Fresh data out this week back up the “volume problem.” The American Trucking Associations reported that seasonally adjusted for‑hire tonnage fell 2.1% in October to the lowest level since January, and declined 1.8% year over year — confirmation that contract freight remains under pressure heading into peak season.
The spot market isn’t bailing out fleets either. DAT said October truckload demand slipped again, with its Truckload Volume Index down month over month and year over year across vans, reefers and flatbeds, and it characterized this year’s holiday shipping surge as “virtually non‑existent.” Weekly figures echo that picture: load posts on DAT One fell 5% during the week of Nov. 8–14 while truck posts eased 1%; average broker‑to‑carrier spot rates landed around $2.04/mile for dry van, $2.45 for reefer and $2.38 for flatbed.
Costs are moving the wrong way at the same time. The national average on‑highway diesel price rose to $3.868 per gallon for the week of Nov. 17, up three cents from the prior week and roughly 38 cents higher than a year ago. That keeps pressure on fuel‑surcharge math and squeezes margins for carriers still fighting for loads.
Capacity continues to grind lower beneath the surface. While panelists at Trimble flagged a sliding driver population, DAT noted that tighter supply is starting to tug spot rates upward even as volumes sag — and shippers in its benchmark consortium are prioritizing reliable capacity over small price wins, a sign that survivability concerns are creeping into procurement.
Meanwhile, the LTL side is still reshaping after last year’s seismic exit. A Delaware bankruptcy judge this week approved Yellow Corp.’s liquidation plan, clearing the way to distribute an estimated $650–$700 million to creditors and closing a long chapter of capacity reallocation across LTL networks. While mostly an LTL story, the ruling underscores how the broader trucking landscape is still digesting structural change.
For fleets and brokers, the Trimble gathering also spotlighted tools meant to grind out productivity gains while the market resets. Trimble introduced a next‑gen, cloud‑native TMS and a set of AI agents — for order intake, roadside breakdowns and invoice scanning — aimed at shaving manual work and tightening handoffs across shippers, carriers and brokers. The company said beta access for the end‑to‑end TMS is planned for early 2026, with several agents entering pre‑release evaluation now.

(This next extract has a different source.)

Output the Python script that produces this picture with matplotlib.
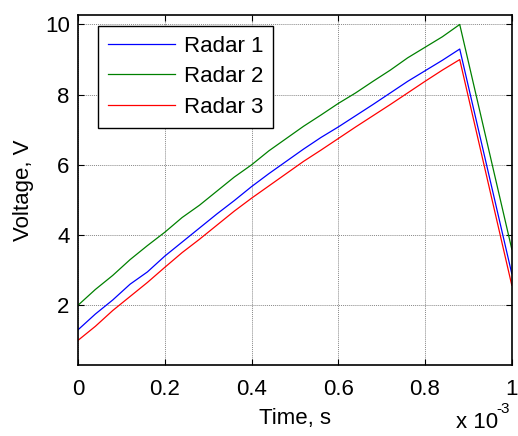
import matplotlib
matplotlib.use("Agg")
import matplotlib.pyplot as plt
from matplotlib.ticker import FuncFormatter

plt.rcParams['font.family'] = ['Liberation Sans', 'DejaVu Sans']

# Time (s)
t = [0, 0.04e-3, 0.08e-3, 0.12e-3, 0.16e-3, 0.20e-3, 0.24e-3, 0.28e-3, 0.32e-3,
     0.36e-3, 0.40e-3, 0.44e-3, 0.48e-3, 0.52e-3, 0.56e-3, 0.60e-3, 0.64e-3,
     0.68e-3, 0.72e-3, 0.76e-3, 0.80e-3, 0.84e-3, 0.88e-3, 1.0e-3]
radar1 = [1.30, 1.75, 2.15, 2.60, 2.95, 3.40, 3.80, 4.20, 4.60, 4.98, 5.38, 5.75,
          6.10, 6.45, 6.78, 7.08, 7.40, 7.72, 8.05, 8.38, 8.68, 8.98, 9.30, 2.90]
radar2 = [2.00, 2.45, 2.85, 3.30, 3.70, 4.08, 4.50, 4.85, 5.25, 5.65, 6.00, 6.40,
          6.75, 7.10, 7.42, 7.75, 8.05, 8.38, 8.70, 9.05, 9.35, 9.65, 10.00, 3.60]
radar3 = [1.00, 1.40, 1.85, 2.25, 2.65, 3.08, 3.50, 3.88, 4.28, 4.68, 5.05, 5.40,
          5.75, 6.10, 6.42, 6.75, 7.08, 7.40, 7.72, 8.05, 8.38, 8.70, 9.00, 2.57]
labels = ["Radar 1", "Radar 2", "Radar 3"]
colors = ["#0000ff", "#008000", "#ff0000"]
xticks = [0, 0.2e-3, 0.4e-3, 0.6e-3, 0.8e-3, 1.0e-3]
yticks = [2, 4, 6, 8, 10]

fig = plt.figure(figsize=(5.18, 4.36), dpi=100)
ax = fig.add_axes([0.1506, 0.163, 0.8374, 0.8026])

for y, lab, c in zip([radar1, radar2, radar3], labels, colors):
    ax.plot(t, y, color=c, linewidth=0.9, label=lab)

ax.set_xlim(0, 1e-3)
ax.set_ylim(0.3, 10.27)
ax.set_xticks(xticks)
ax.set_yticks(yticks)
ax.xaxis.set_major_formatter(FuncFormatter(lambda v, p: '%g' % round(v * 1e3, 6)))
ax.grid(True, color='#888888', linestyle=(0, (1, 1)), linewidth=0.7)
ax.tick_params(direction='in', length=4, width=0.8, labelsize=16, top=True, right=True)
ax.tick_params(axis='x', pad=10)
ax.tick_params(axis='y', pad=6)
for s in ax.spines.values():
    s.set_linewidth(1.2)

ax.set_xlabel("Time, s", fontsize=16, labelpad=6)
ax.set_ylabel("Voltage, V", fontsize=16, labelpad=8)

fig.text(0.880, 0.008, "x 10", fontsize=16, ha='left', va='bottom')
fig.text(0.959, 0.045, "-3", fontsize=11, ha='left', va='bottom')

leg = ax.legend(loc='upper left', bbox_to_anchor=(0.046, 0.969), borderaxespad=0,
                fontsize=16, fancybox=False, framealpha=1, edgecolor='black',
                handlelength=3.0, handletextpad=0.4, borderpad=0.45,
                labelspacing=0.42)
leg.get_frame().set_linewidth(1.0)

fig.savefig("out.png", dpi=100)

Bottom line: The recovery clock won’t start until freight volumes do. The latest readings — softer tonnage, a muted spot market and rising diesel — align with the Trimble panel’s message that demand, not just capacity attrition, is holding the cycle back. Until orders and replenishment improve, carriers will need to protect cash, lean on fuel discipline and automation, and be ready to pivot quickly if tariff clarity or a late‑season restock finally stirs freight off the sidelines.